荷主のアパレル会社が店舗とECで同時に販売する方法に変更するとなったときのことです。店舗経由、EC経由、両方の注文を倉庫が発送するため、注文側(店舗・EC)と受注側(倉庫)の情報を正しく連携する必要がありました。連携されていない場合、欠品している商品を注文出来る望ましくない状況が発生してしまうからです。

しかし、上流側からどこにどのような情報を渡してくださいね、という共有がありませんでした。ですので、倉庫側のエンジニアが夜なべして、情報をどこに渡すか、どのように渡すかを考え、システム設計を考えなければなりませんでした。

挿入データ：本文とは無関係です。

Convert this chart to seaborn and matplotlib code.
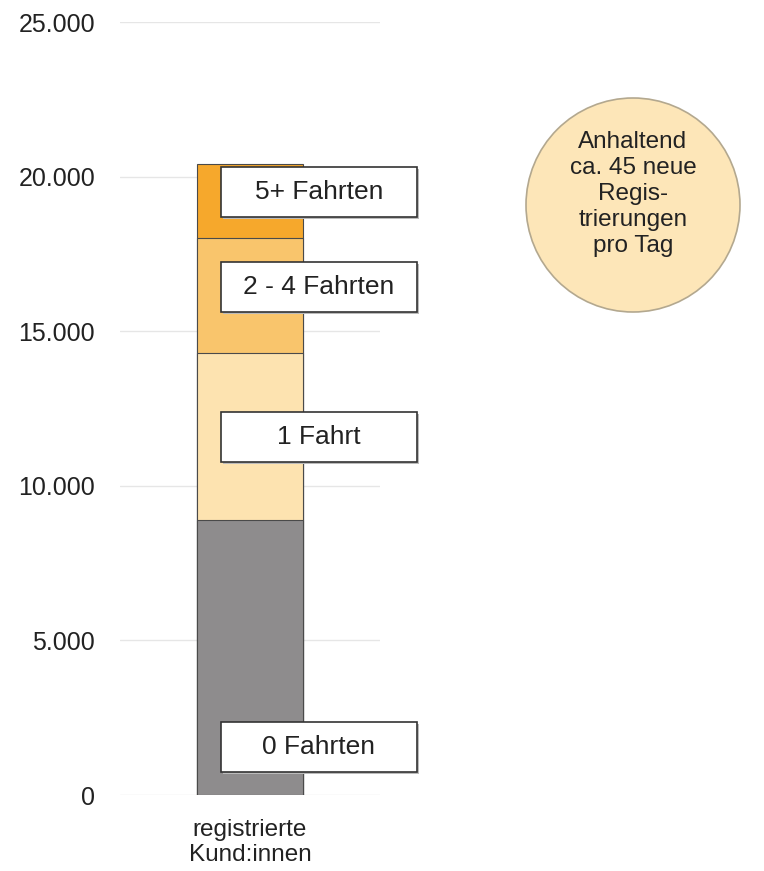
import numpy as np
import pandas as pd
import matplotlib.pyplot as plt
from matplotlib.patches import Rectangle, Ellipse
from matplotlib.ticker import FuncFormatter
import seaborn as sns

# values
category = ["registrierte\nKund:innen"]
segments = ["0 Fahrten", "1 Fahrt", "2 - 4 Fahrten", "5+ Fahrten"]
counts = [8900, 5400, 3700, 2400]
colors = ["#8e8c8d", "#fde3b0", "#f9c56c", "#f6a82c"]
label_y = [1550, 11580, 16430, 19500]   # where the boxed labels sit
yticks = [0, 5000, 10000, 15000, 20000, 25000]
note = "Anhaltend\nca. 45 neue\nRegis-\ntrierungen\npro Tag"

sns.set_style("white")
plt.rcParams["font.family"] = ["Liberation Sans", "DejaVu Sans"]

fig = plt.figure(figsize=(7.64, 8.71), dpi=100)
ax = fig.add_axes([120 / 764, 76 / 871, 260 / 764, 773 / 871])

# stacked bar: draw cumulative totals, tallest first
cum = np.cumsum(counts)
for total, col in zip(cum[::-1], colors[::-1]):
    df = pd.DataFrame({"cat": category, "val": [total]})
    sns.barplot(data=df, x="cat", y="val", color=col, width=0.41,
                edgecolor="#4a4a4a", linewidth=0.8, saturation=1, ax=ax, zorder=2)

ax.set_xlim(-0.5, 0.5)
ax.set_ylim(0, 25000)
ax.set_yticks(yticks)
ax.yaxis.set_major_formatter(FuncFormatter(lambda v, p: f"{int(v):,}".replace(",", ".")))
ax.grid(axis="y", color="#e6e6e6", linewidth=1, zorder=0)
ax.set_axisbelow(True)
for s in ax.spines.values():
    s.set_visible(False)
ax.set_xlabel("")
ax.set_ylabel("")
ax.tick_params(axis="y", labelsize=18, pad=18, length=0, colors="#222222")
ax.tick_params(axis="x", labelsize=17.5, pad=17, length=0, colors="#222222")

# boxed segment labels
bw, bh = 0.754, 1620
bx = -0.112
for name, yc in zip(segments, label_y):
    ax.add_patch(Rectangle((bx + 0.008, yc - bh / 2 - 60), bw, bh, facecolor="#bbbbbb",
                           edgecolor="none", clip_on=False, zorder=3))
    ax.add_patch(Rectangle((bx, yc - bh / 2), bw, bh, facecolor="white",
                           edgecolor="#333333", linewidth=1.2, clip_on=False, zorder=4))
    ax.text(bx + bw / 2, yc, name, ha="center", va="center", fontsize=19,
            color="#222222", zorder=5, clip_on=False)

# info bubble
fig.add_artist(Ellipse((633 / 764, 1 - 205 / 871), 214 / 764, 214 / 871,
                       transform=fig.transFigure, facecolor="#fde6b8",
                       edgecolor="#b3a88f", linewidth=1.2))
fig.text(633 / 764, 1 - 194 / 871, note, ha="center", va="center", fontsize=17.5,
         linespacing=1.24, color="#222222")

fig.savefig("out.png", dpi=100, facecolor="white")
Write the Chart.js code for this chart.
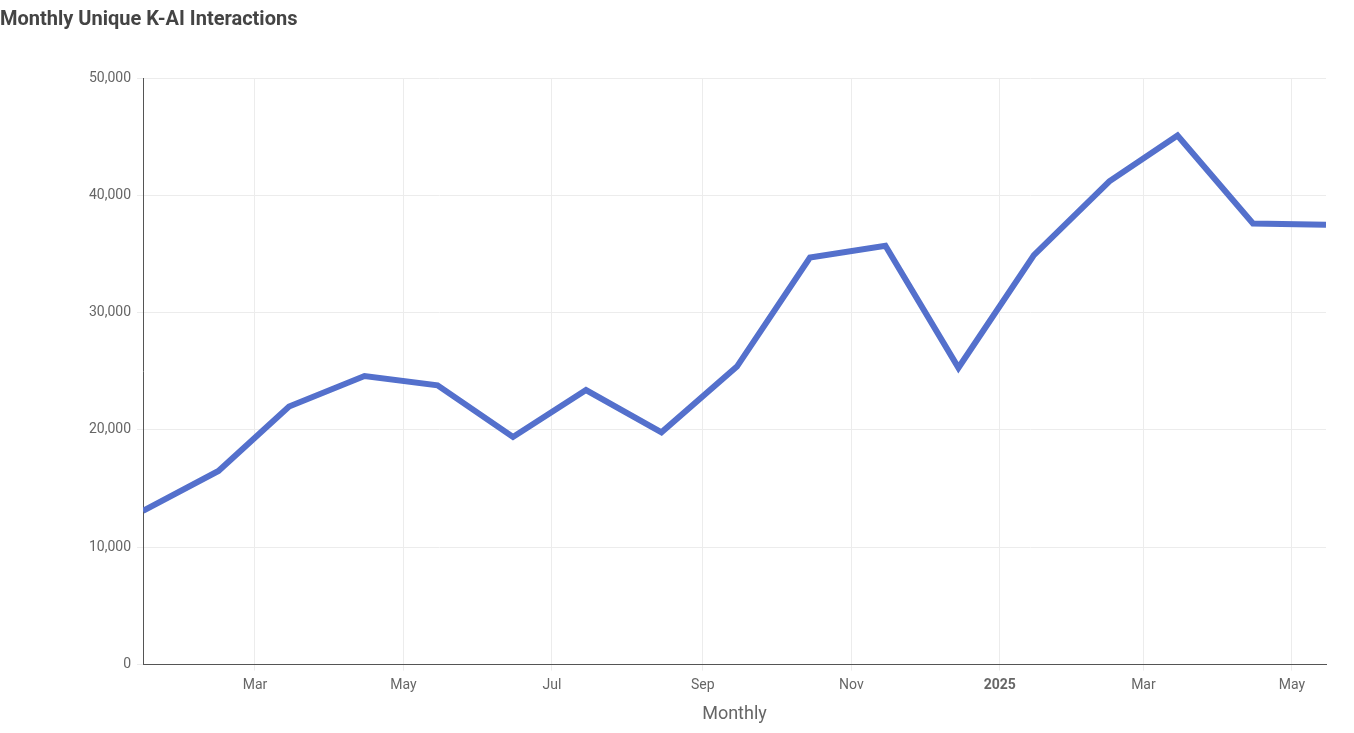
<!DOCTYPE html>
<html><head><meta charset="utf-8">
<script src="https://cdn.jsdelivr.net/npm/chart.js@4"></script>
<style>html,body{margin:0;padding:0;background:#fff}#w{width:1354px;height:733px}</style>
</head><body><div id="w"><canvas id="c"></canvas></div>
<script>
const pointDates = ["2024-01-15","2024-02-15","2024-03-15","2024-04-15","2024-05-15","2024-06-15","2024-07-15","2024-08-15","2024-09-15","2024-10-15","2024-11-15","2024-12-15","2025-01-15","2025-02-15","2025-03-15","2025-04-15","2025-05-15"];
const interactions = [13100,16500,22000,24600,23800,19400,23400,19800,25400,34700,35700,25300,34900,41200,45100,37600,37500];
const tickDates = ["2024-03-01","2024-05-01","2024-07-01","2024-09-01","2024-11-01","2025-01-01","2025-03-01","2025-05-01"];
const tickLabels = ["Mar","May","Jul","Sep","Nov","2025","Mar","May"];
const day = s => Date.UTC(+s.slice(0,4), +s.slice(5,7)-1, +s.slice(8,10)) / 86400000;
const xs = pointDates.map(day);
const tx = tickDates.map(day);
new Chart(document.getElementById('c'), {
  type: 'line',
  data: { datasets: [{ data: xs.map((x,i)=>({x, y: interactions[i]})), borderColor: '#5470cc', borderWidth: 6, pointRadius: 0, tension: 0 }] },
  options: {
    responsive: true, maintainAspectRatio: false, animation: false,
    layout: { padding: { left: 0, right: 28, top: 0, bottom: 4 } },
    plugins: {
      legend: { display: false }, tooltip: { enabled: false },
      title: { display: true, text: 'Monthly Unique K-AI Interactions', align: 'start', color: '#444', font: { family: 'Roboto', size: 20, weight: 'bold' }, padding: { top: 8, bottom: 46 } }
    },
    scales: {
      x: {
        type: 'linear', min: xs[0], max: xs[xs.length-1],
        afterBuildTicks: s => { s.ticks = tx.map(v => ({ value: v })); },
        ticks: { autoSkip: false, maxRotation: 0, color: '#666', padding: 6,
          callback: (v, i) => tickLabels[i],
          font: c => ({ family: 'Roboto', size: 14, weight: tickLabels[c.index] === '2025' ? 'bold' : 'normal' }) },
        grid: { color: '#ececec', drawTicks: true, tickLength: 6 },
        border: { color: '#555' },
        title: { display: true, text: 'Monthly', color: '#666', font: { family: 'Roboto', size: 18 } }
      },
      y: {
        min: 0, max: 50000,
        ticks: { stepSize: 10000, color: '#666', font: { family: 'Roboto', size: 14 }, padding: 6 },
        grid: { color: '#ececec', tickLength: 6 },
        border: { color: '#555' },
        afterFit: s => { s.width = 143; }
      }
    }
  }
});
</script></body></html>
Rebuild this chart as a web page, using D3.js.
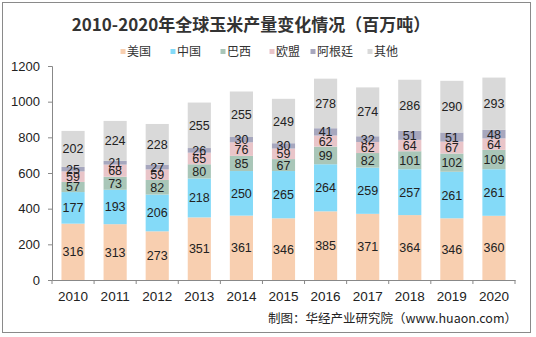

また、そこに要した物流システムの改修費は支払われません。なぜかというと、物流システムは物流会社側の仕組みであり、荷主企業からすると関係がないと認識されていたからだと思います。荷主企業の目線では商品が出荷されれば良いとされ、物流自体が軽視されていると感じました経験になります。

価値が伝わらない理由

ー なぜ物流の価値が伝わっていないのでしょうか。

物流の価値について情報発信する人が少ないことが課題です。商流のマーケティングに関するセミナーに伺った際、当時、物流会社の担当者はほぼゼロでした。そこで知り合った川添さん(川添隆氏/現株式会社ビジョナリーホールディングス取締役)が主催していたゾエ会という会合でも物流担当者は私一人でした。

では、なぜ物流担当者はそういった外部のセミナーに参加しないのか。それは、セミナーに参加する余裕が無い、参加する余裕があれば倉庫から商品を出荷させなくては、という状況だからです。

つまり、物流担当者が外に出て物流の話をする、話を聞くという機会が少ない。また物流会社を集めて物流の話をすることはありますが、荷主企業が集まる場所で物流の価値を伝えることは少ないです。

ー 物流業界の中で話が完結しているということでしょうか。

はい。そのため、一般の人に物流の内情が明かされない。皆さんの物流のイメージは概ね、配送会社が汗をかいて、一生懸命荷物を届けるというものです。しかし、実際の物流の全体像からは、配送会社が配達するというのはある一つの部分でしかありません。